Human settlement in Serbia

Čitluk (Читлук, pronunciation: Chitluk) is a settlement in Serbia and a suburb of the city of Kruševac. As of 2022, it had a population of 2,770.

== History ==
Čitluk was founded in the 18th century by immigrants from cities in southern Serbia such as Vranje and Leskovac. In 2002 it had around 3154 inhabitants in 873 households. It got its name after the Turkish word "chiftluk" which means an inheritable spahian (Turkish landowner) settlement. There are several other settlements in Serbia, as well as Croatia and Bosnia and Herzegovina that bear this name.

== Geography ==

The settlement is situated 5 km west of Kruševac. The river Pepeljuša flows into the Zapadna Morava (West Morava) near here, which is the source of fertile arable soil, used for agricultural production.

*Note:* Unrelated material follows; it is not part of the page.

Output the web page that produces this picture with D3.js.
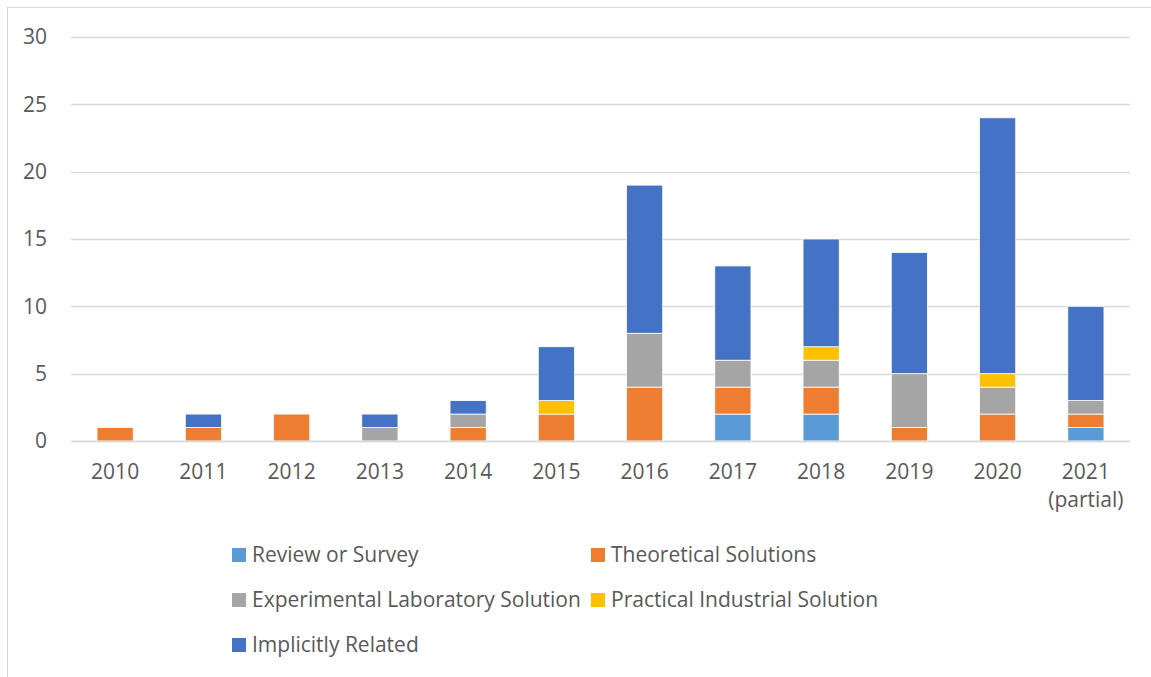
<!DOCTYPE html>
<html>
<head>
<meta charset="utf-8">
<script src="https://cdn.jsdelivr.net/npm/d3@7"></script>
<style>
  body { margin: 0; background: #fff; }
  text { font-family: "Open Sans", sans-serif; fill: #595959; }
</style>
</head>
<body>
<div id="container"></div>
<script>
const years = ["2010", "2011", "2012", "2013", "2014", "2015", "2016", "2017", "2018", "2019", "2020", "2021\n(partial)"];
const seriesNames = ["Review or Survey", "Theoretical Solutions", "Experimental Laboratory Solution", "Practical Industrial Solution", "Implicitly Related"];
const colors = ["#5B9BD5", "#ED7D31", "#A5A5A5", "#FFC000", "#4472C4"];

const review       = [0, 0, 0, 0, 0, 0, 0, 2, 2, 0, 0, 1];
const theoretical  = [1, 1, 2, 0, 1, 2, 4, 2, 2, 1, 2, 1];
const experimental = [0, 0, 0, 1, 1, 0, 4, 2, 2, 4, 2, 1];
const practical    = [0, 0, 0, 0, 0, 1, 0, 0, 1, 0, 1, 0];
const implicit     = [0, 1, 0, 1, 1, 4, 11, 7, 8, 9, 19, 7];
const yTicks = [0, 5, 10, 15, 20, 25, 30];

const w = 1151, h = 677;
const margin = { top: 37, right: 21, bottom: 236, left: 71 };
const width = w - margin.left - margin.right;
const height = h - margin.top - margin.bottom;

const table = years.map((y, i) => ({
  year: y,
  [seriesNames[0]]: review[i],
  [seriesNames[1]]: theoretical[i],
  [seriesNames[2]]: experimental[i],
  [seriesNames[3]]: practical[i],
  [seriesNames[4]]: implicit[i]
}));

const stacked = d3.stack().keys(seriesNames)(table);

const svg = d3.select('#container')
  .append('svg')
  .attr('width', w)
  .attr('height', h);

// chart area border
svg.append('rect')
  .attr('x', 7.5).attr('y', 7.5)
  .attr('width', w).attr('height', h)
  .attr('fill', 'none')
  .attr('stroke', '#d9d9d9')
  .attr('stroke-width', 1);

const g = svg.append('g')
  .attr('transform', `translate(${margin.left}, ${margin.top})`);

const x = d3.scaleBand()
  .domain(years)
  .range([0, width])
  .paddingInner(0.59)
  .paddingOuter(0.295);

const y = d3.scaleLinear()
  .domain([0, 30])
  .range([height, 0]);

// gridlines
g.append('g')
  .selectAll('line')
  .data(yTicks)
  .enter().append('line')
  .attr('x1', 0).attr('x2', width)
  .attr('y1', d => Math.round(y(d)) + 0.5)
  .attr('y2', d => Math.round(y(d)) + 0.5)
  .attr('stroke', '#d9d9d9')
  .attr('stroke-width', 1.3);

// y axis
const yAxis = g.append('g')
  .call(d3.axisLeft(y).tickValues(yTicks).tickSize(0).tickPadding(24));
yAxis.select('.domain').remove();
yAxis.selectAll('text')
  .style('font-size', '21px')
  .style('fill', '#595959');

// bars
g.append('g')
  .selectAll('g')
  .data(stacked)
  .enter().append('g')
  .attr('fill', (d, i) => colors[i])
  .selectAll('rect')
  .data(d => d.filter(s => s[1] - s[0] > 0))
  .enter().append('rect')
  .attr('x', d => x(d.data.year))
  .attr('width', x.bandwidth())
  .attr('y', d => y(d[1]))
  .attr('height', d => y(d[0]) - y(d[1]))
  .attr('stroke', '#fff')
  .attr('stroke-width', 0.8);

// x axis line on top
g.append('line')
  .attr('x1', 0).attr('x2', width)
  .attr('y1', height + 0.5).attr('y2', height + 0.5)
  .attr('stroke', '#d9d9d9')
  .attr('stroke-width', 1.3);

// x labels
const xl = g.append('g')
  .selectAll('text')
  .data(years)
  .enter().append('text')
  .attr('x', d => x(d) + x.bandwidth() / 2)
  .attr('y', height + 38)
  .attr('text-anchor', 'middle')
  .style('font-size', '21px');
xl.each(function(d) {
  const parts = d.split('\n');
  parts.forEach((p, i) => {
    d3.select(this).append('tspan')
      .attr('x', x(d) + x.bandwidth() / 2)
      .attr('dy', i === 0 ? 0 : 28)
      .text(p);
  });
});

// legend
const legendPos = [[232, 555], [591, 555], [232, 600], [591, 600], [232, 645]];
const legend = svg.append('g')
  .selectAll('g')
  .data(seriesNames)
  .enter().append('g')
  .attr('transform', (d, i) => `translate(${legendPos[i][0]}, ${legendPos[i][1]})`);
legend.append('rect')
  .attr('x', 0).attr('y', -7)
  .attr('width', 14).attr('height', 14)
  .attr('fill', (d, i) => colors[i]);
legend.append('text')
  .attr('x', 20)
  .attr('y', 7)
  .style('font-size', '21px')
  .text(d => d);
</script>
</body>
</html>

== Culture and education ==

The settlement's patron saint is Saint George, after whom the church in the settlement is named. It was built in the late 20th century. There is also a spring of mineral water, decorated into a recreation resort, with a football playground for local trainings and tournaments. The settlement has an elementary (grammar) school - "Sveti Sava" (Saint Sava) where the children from Čitluk go, and are joined by children from surrounding smaller villages such as Koševi, Vučak, Mačkovac and some from Pepeljevac. The best known cultural manifestation is the "Dani konopljare" (Days of the Hemp Field) held on the holiday of Sveta Trojica (The Holy Trinity), which happens fifty days after the Orthodox Easter.